→ **Direction**: Retype the data exactly, from its first line to the line containing "20.3, 20.9, 21.4];", including both, and skip any picture.

▼▼▼

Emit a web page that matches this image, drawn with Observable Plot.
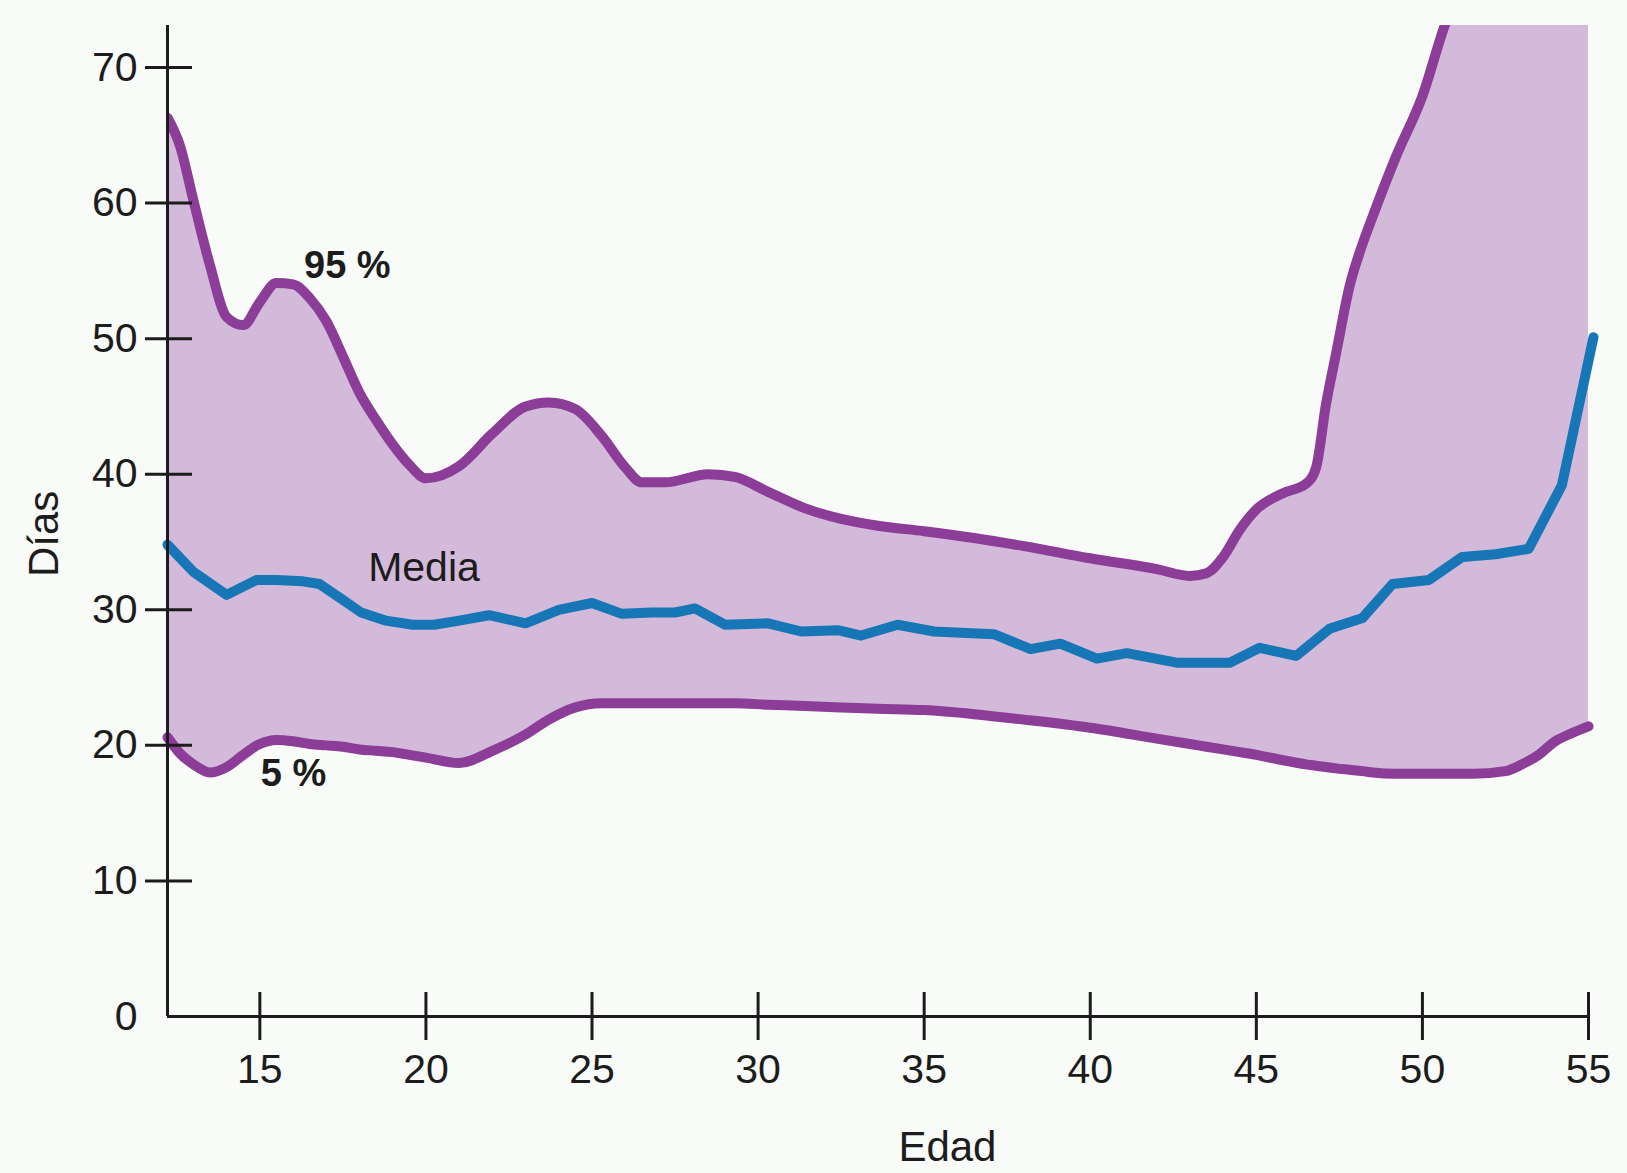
<!DOCTYPE html>
<html>
<head>
<meta charset="utf-8">
<script src="https://cdn.jsdelivr.net/npm/d3@7"></script>
<script src="https://cdn.jsdelivr.net/npm/@observablehq/plot@0.6"></script>
<style>
  html, body { margin: 0; padding: 0; background: #f8fbf7; }
  #chart svg { display: block; }
</style>
</head>
<body>
<div id="chart"></div>
<script>
// Band (5th and 95th percentile) sampled at common ages
const bandAges = [12.22, 12.6, 13.0, 13.5, 14.0, 14.5, 15.0, 15.5, 16.0, 16.5, 17.0, 17.5, 18.0, 18.5, 19.0, 19.5, 20.0, 21.0, 22.0, 23.0, 23.7, 24.5, 25.3, 26.0, 26.5, 27.2, 28.5, 29.3, 30.3, 31.4, 32.5, 33.6, 35.0, 36.5, 38.0, 40.0, 42.0, 43.0, 43.5, 44.0, 44.5, 45.0, 45.8, 46.5, 46.8, 47.1, 47.4, 47.8, 48.2, 48.5, 49.2, 50.0, 50.7, 51.5, 52.5, 53.0, 53.5, 54.0, 54.5, 55.0];
const p95 = [66.3, 64.2, 60.2, 55.4, 51.6, 51.0, 52.7, 54.1, 54.0, 53.0, 51.3, 48.7, 46.0, 44.0, 42.2, 40.7, 39.7, 40.6, 43.0, 45.0, 45.3, 44.8, 42.8, 40.5, 39.4, 39.4, 40.0, 39.8, 38.7, 37.5, 36.7, 36.2, 35.8, 35.3, 34.7, 33.8, 33.0, 32.5, 32.7, 33.9, 35.9, 37.4, 38.6, 39.3, 40.5, 45.2, 48.9, 53.8, 57.0, 59.0, 63.4, 67.9, 73.3, 77.5, 83.0, 85.5, 88.0, 91.0, 93.5, 96.0];
const p5 = [20.6, 19.4, 18.6, 18.0, 18.4, 19.3, 20.1, 20.4, 20.3, 20.1, 20.0, 19.9, 19.7, 19.6, 19.5, 19.3, 19.1, 18.7, 19.6, 20.8, 21.9, 22.8, 23.1, 23.1, 23.1, 23.1, 23.1, 23.1, 23.0, 22.9, 22.8, 22.7, 22.6, 22.3, 21.9, 21.3, 20.5, 20.1, 19.9, 19.7, 19.5, 19.3, 18.9, 18.6, 18.5, 18.4, 18.3, 18.2, 18.1, 18.0, 17.9, 17.9, 17.9, 17.9, 18.1, 18.6, 19.3, 20.3, 20.9, 21.4];

// Mean (Media)
const meanAges = [12.22, 13.0, 14.0, 14.9, 15.5, 16.3, 16.8, 17.4, 18.05, 18.8, 19.6, 20.25, 21.0, 21.9, 23.0, 24.0, 25.0, 25.9, 26.8, 27.5, 28.1, 29.0, 30.3, 31.3, 32.4, 33.1, 34.2, 35.3, 37.1, 38.2, 39.1, 40.2, 41.1, 42.6, 44.2, 45.1, 46.2, 47.2, 48.2, 49.1, 50.2, 51.2, 52.2, 53.2, 54.2, 55.15];
const meanDays = [34.8, 32.8, 31.1, 32.2, 32.2, 32.1, 31.9, 30.9, 29.8, 29.2, 28.9, 28.9, 29.2, 29.6, 29.0, 30.0, 30.5, 29.7, 29.8, 29.8, 30.1, 28.9, 29.0, 28.4, 28.5, 28.1, 28.9, 28.4, 28.2, 27.1, 27.5, 26.4, 26.8, 26.1, 26.1, 27.2, 26.6, 28.6, 29.4, 31.9, 32.2, 33.9, 34.1, 34.5, 39.2, 50.1];

// Axis ticks
const xTicks = [15, 20, 25, 30, 35, 40, 45, 50, 55];
const yTickMarks = [10, 20, 30, 40, 50, 60, 70];
const yTickLabels = [0, 10, 20, 30, 40, 50, 60, 70];

// Annotations
const seriesLabels = ["95 %", "Media", "5 %"];
const seriesLabelAge = [16.33, 18.26, 15.03];
const seriesLabelDays = [55.4, 33.1, 17.9];
const seriesLabelBold = [true, false, true];

const xLabel = "Edad";
const yLabel = "Días";

const band = bandAges.map((a, i) => ({age: a, lo: p5[i], hi: p95[i]}));
const mean = meanAges.map((a, i) => ({age: a, v: meanDays[i]}));
const labels = seriesLabels.map((t, i) => ({t, x: seriesLabelAge[i], y: seriesLabelDays[i], bold: seriesLabelBold[i]}));

const xMin = 12.22, xMax = 55, yMax = 73.1;
const FONT = "'Liberation Sans', Arial, Helvetica, sans-serif";
const purple = "#8b3d97";
const fillC = "#d3b9da";
const blue = "#1776b6";
const ink = "#1c1c1c";

const chart = Plot.plot({
  width: 1627,
  height: 1173,
  marginLeft: 167,
  marginRight: 39,
  marginTop: 25,
  marginBottom: 157,
  style: {background: "transparent", fontFamily: FONT, color: ink},
  x: {domain: [xMin, xMax]},
  y: {domain: [0, yMax]},
  marks: [
    Plot.areaY(band, {x: "age", y1: "lo", y2: "hi", fill: fillC, curve: "monotone-x", clip: true}),
    Plot.line(band, {x: "age", y: "hi", stroke: purple, strokeWidth: 10, curve: "monotone-x", clip: true}),
    Plot.line(band, {x: "age", y: "lo", stroke: purple, strokeWidth: 10, curve: "monotone-x"}),
    Plot.line(mean, {x: "age", y: "v", stroke: blue, strokeWidth: 10, strokeLinejoin: "round", curve: "linear"}),
    // axis lines
    Plot.ruleX([xMin], {stroke: ink, strokeWidth: 3}),
    Plot.ruleY([0], {stroke: ink, strokeWidth: 3}),
    // crossing tick marks
    Plot.axisY(yTickMarks, {anchor: "left", text: null, tickSize: 47, dx: 25, strokeWidth: 3, stroke: ink, label: null}),
    Plot.axisX(xTicks, {anchor: "bottom", text: null, tickSize: 48, dy: -24, strokeWidth: 3, stroke: ink, label: null}),
    // tick labels
    Plot.axisY(yTickLabels, {anchor: "left", tickSize: 0, tickPadding: 30, fontSize: 41, fill: ink, label: null}),
    Plot.axisX(xTicks, {anchor: "bottom", tickSize: 0, tickPadding: 37, fontSize: 41, fill: ink, label: null}),
    // series labels
    Plot.text(labels.filter(d => d.bold), {x: "x", y: "y", text: "t", textAnchor: "start", fontSize: 38, fontWeight: "bold", fill: ink, letterSpacing: 1}),
    Plot.text(labels.filter(d => !d.bold), {x: "x", y: "y", text: "t", textAnchor: "start", fontSize: 41, fill: ink}),
    // axis titles
    Plot.text([xLabel], {x: 35.7, y: -9.67, text: d => d, fontSize: 42, fill: ink}),
    Plot.text([yLabel], {x: 8.53, y: 35.6, text: d => d, fontSize: 42, rotate: -90, fill: ink})
  ]
});
document.getElementById("chart").appendChild(chart);
</script>
</body>
</html>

▲▲▲

→ **Output**:
Emit a web page that matches this image, drawn with Observable Plot.
<!DOCTYPE html>
<html>
<head>
<meta charset="utf-8">
<script src="https://cdn.jsdelivr.net/npm/d3@7"></script>
<script src="https://cdn.jsdelivr.net/npm/@observablehq/plot@0.6"></script>
<style>
  html, body { margin: 0; padding: 0; background: #f8fbf7; }
  #chart svg { display: block; }
</style>
</head>
<body>
<div id="chart"></div>
<script>
// Band (5th and 95th percentile) sampled at common ages
const bandAges = [12.22, 12.6, 13.0, 13.5, 14.0, 14.5, 15.0, 15.5, 16.0, 16.5, 17.0, 17.5, 18.0, 18.5, 19.0, 19.5, 20.0, 21.0, 22.0, 23.0, 23.7, 24.5, 25.3, 26.0, 26.5, 27.2, 28.5, 29.3, 30.3, 31.4, 32.5, 33.6, 35.0, 36.5, 38.0, 40.0, 42.0, 43.0, 43.5, 44.0, 44.5, 45.0, 45.8, 46.5, 46.8, 47.1, 47.4, 47.8, 48.2, 48.5, 49.2, 50.0, 50.7, 51.5, 52.5, 53.0, 53.5, 54.0, 54.5, 55.0];
const p95 = [66.3, 64.2, 60.2, 55.4, 51.6, 51.0, 52.7, 54.1, 54.0, 53.0, 51.3, 48.7, 46.0, 44.0, 42.2, 40.7, 39.7, 40.6, 43.0, 45.0, 45.3, 44.8, 42.8, 40.5, 39.4, 39.4, 40.0, 39.8, 38.7, 37.5, 36.7, 36.2, 35.8, 35.3, 34.7, 33.8, 33.0, 32.5, 32.7, 33.9, 35.9, 37.4, 38.6, 39.3, 40.5, 45.2, 48.9, 53.8, 57.0, 59.0, 63.4, 67.9, 73.3, 77.5, 83.0, 85.5, 88.0, 91.0, 93.5, 96.0];
const p5 = [20.6, 19.4, 18.6, 18.0, 18.4, 19.3, 20.1, 20.4, 20.3, 20.1, 20.0, 19.9, 19.7, 19.6, 19.5, 19.3, 19.1, 18.7, 19.6, 20.8, 21.9, 22.8, 23.1, 23.1, 23.1, 23.1, 23.1, 23.1, 23.0, 22.9, 22.8, 22.7, 22.6, 22.3, 21.9, 21.3, 20.5, 20.1, 19.9, 19.7, 19.5, 19.3, 18.9, 18.6, 18.5, 18.4, 18.3, 18.2, 18.1, 18.0, 17.9, 17.9, 17.9, 17.9, 18.1, 18.6, 19.3, 20.3, 20.9, 21.4];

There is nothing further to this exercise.